As I travel I am trying to capture some of my insights in terms of ways that USA Judo could grow the sport based on what I see in other countries...here is my long overdue insights based on my venture to Africa.
While in Morocco I was welcomed to train with the cadet and junior national teams. Each summer the country gathers the top cadets (think top 3-4 per weight class) for a two week training session where they all stay and train together. Here they are paired with the top coaches in the country to provide feedback and strong partners for one another. They do the same thing with the junior team. They also have a few practices where they allow both groups to work together so that the cadets have something to aspire to. Coming out of these camps, the Moroccans headed to the Junior African Championships where the cadets and juniors left with a huge percentage of the medals.
As USA judo tries to grow there are not often opportunities for the best up and coming junior athletes to train together and to get insights from international level coaches on what they need to work on to succeed at the next level. Some clubs do a great job of holding fantastic camps which provide these experiences.

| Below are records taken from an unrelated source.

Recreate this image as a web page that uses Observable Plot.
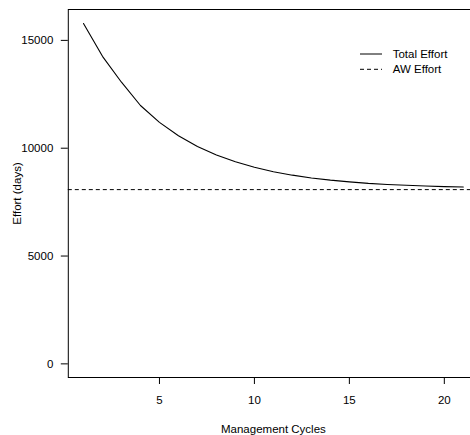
<!DOCTYPE html>
<html>
<head>
<meta charset="utf-8">
<script src="https://cdn.jsdelivr.net/npm/d3@7"></script>
<script src="https://cdn.jsdelivr.net/npm/@observablehq/plot@0.6"></script>
<style>
  html, body { margin: 0; padding: 0; background: white; overflow: hidden; }
  #chart { width: 470px; height: 435px; overflow: hidden; }
</style>
</head>
<body>
<div id="chart"></div>
<script>
// Data
const cycles = [1, 2, 3, 4, 5, 6, 7, 8, 9, 10, 11, 12, 13, 14, 15, 16, 17, 18, 19, 20, 21];
const totalEffort = [15780, 14260, 13060, 11980, 11200, 10580, 10080, 9690, 9370, 9120, 8910, 8750, 8620, 8520, 8440, 8370, 8320, 8280, 8250, 8220, 8200];
const awEffort = 8080;
const xTicks = [5, 10, 15, 20];
const yTicks = [0, 5000, 10000, 15000];
const seriesNames = ["Total Effort", "AW Effort"];

const data = cycles.map((c, i) => ({cycle: c, effort: totalEffort[i]}));

const font = "'Liberation Sans', Arial, Helvetica, sans-serif";

const chart = Plot.plot({
  width: 480,
  height: 435,
  marginLeft: 67.8,
  marginRight: 2,
  marginTop: 9,
  marginBottom: 58,
  style: {fontFamily: font, fontSize: "11.5px", color: "black", background: "white", maxWidth: "none", overflow: "hidden"},
  x: {domain: [0.2, 21.8]},
  y: {domain: [-632, 16432]},
  marks: [
    Plot.ruleY([awEffort], {stroke: "black", strokeWidth: 1, strokeDasharray: "4,3"}),
    Plot.line(data, {x: "cycle", y: "effort", stroke: "black", strokeWidth: 1.1}),
    Plot.frame({stroke: "black", strokeWidth: 1}),
    Plot.axisX({ticks: xTicks, tickFormat: d => String(d), tickSize: 7, tickPadding: 11, label: "Management Cycles", labelAnchor: "center", labelOffset: 55, labelArrow: "none", stroke: "black", fill: "black"}),
    Plot.axisY({ticks: yTicks, tickFormat: d => String(d), tickSize: 7, tickPadding: 8, label: "Effort (days)", labelAnchor: "center", labelOffset: 55, labelArrow: "none", stroke: "black", fill: "black"})
  ]
});

document.getElementById("chart").appendChild(chart);

// Legend (top right, inside plot box)
const svg = d3.select(chart);
const leg = svg.append("g").attr("font-family", font).attr("font-size", "11.5px").attr("text-anchor", "start");
const legRows = [
  {name: seriesNames[0], y: 54, dash: null},
  {name: seriesNames[1], y: 69.3, dash: "4,3"}
];
legRows.forEach(r => {
  leg.append("line").attr("x1", 360).attr("x2", 382).attr("y1", r.y).attr("y2", r.y)
    .attr("stroke", "black").attr("stroke-width", 1)
    .attr("stroke-dasharray", r.dash);
  leg.append("text").attr("x", 392.7).attr("y", r.y).attr("dy", "0.35em")
    .attr("text-anchor", "start").attr("fill", "black").text(r.name);
});
</script>
</body>
</html>
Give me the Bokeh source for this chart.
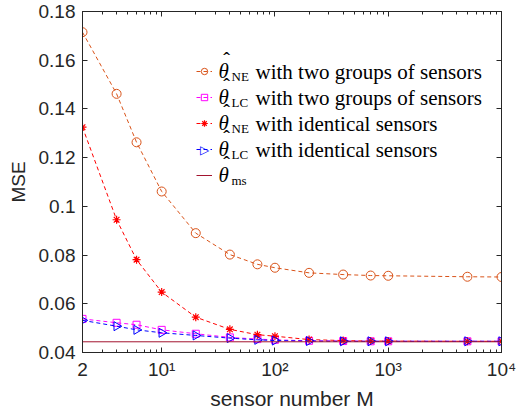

It would be wonderful in the future to see USA judo investing in the future talent and pay for them to train together for an extended period of time.
If I were really to dream, these camps would happen more than 1 time a year and the coaches from the High Performance Committee would then be better in touch with the areas of growth that the up-and-comers need to focus on. This could supply encouragement for these age groups to not quit the sport as they would find pride in this attention and support system. Perhaps at the end of these camps the kids could head to some of the international junior tournaments as a team, so that they begin to see the gap in their games that need focused on if they want to excel as adults.
The other huge thing that was prevalent in Morocco were dojos in community centers. You could be in a very poor area, jogging on an unfinished track made of sand instead of tar- but there was a community center building next to it with mats where judo was practiced multiple days a week. Many parks and communities in the US have sport complexes for the neighborhood kids but how many offer mats with karate/bjj/wrestling/judo programs and classes? If we were able to grow awareness of the sport in the poorer areas, give kids the opportunity to practice and stay of the street, this could down the road lead to an increase in membership of the sport. I know this involves hurdles- such as affording mats and finding enough coaches...but imagine if you were able to pull a few coaches of a variety of mat- based sports in the area all willing to commit one night a week to the community center- this may enable to city to invest in a mat area. The mats in Morocco centers are used for other sports as well but the facilities existence growth the awareness and visibility to the sport, which I thought was pretty magical. Frequently when training kids that were playing soccer or basketball would come into the center to see what was going on and ask questions about what judo was. To me that was huge.
Just one person's thoughts but figured I would share in case it sparked a bigger idea with others!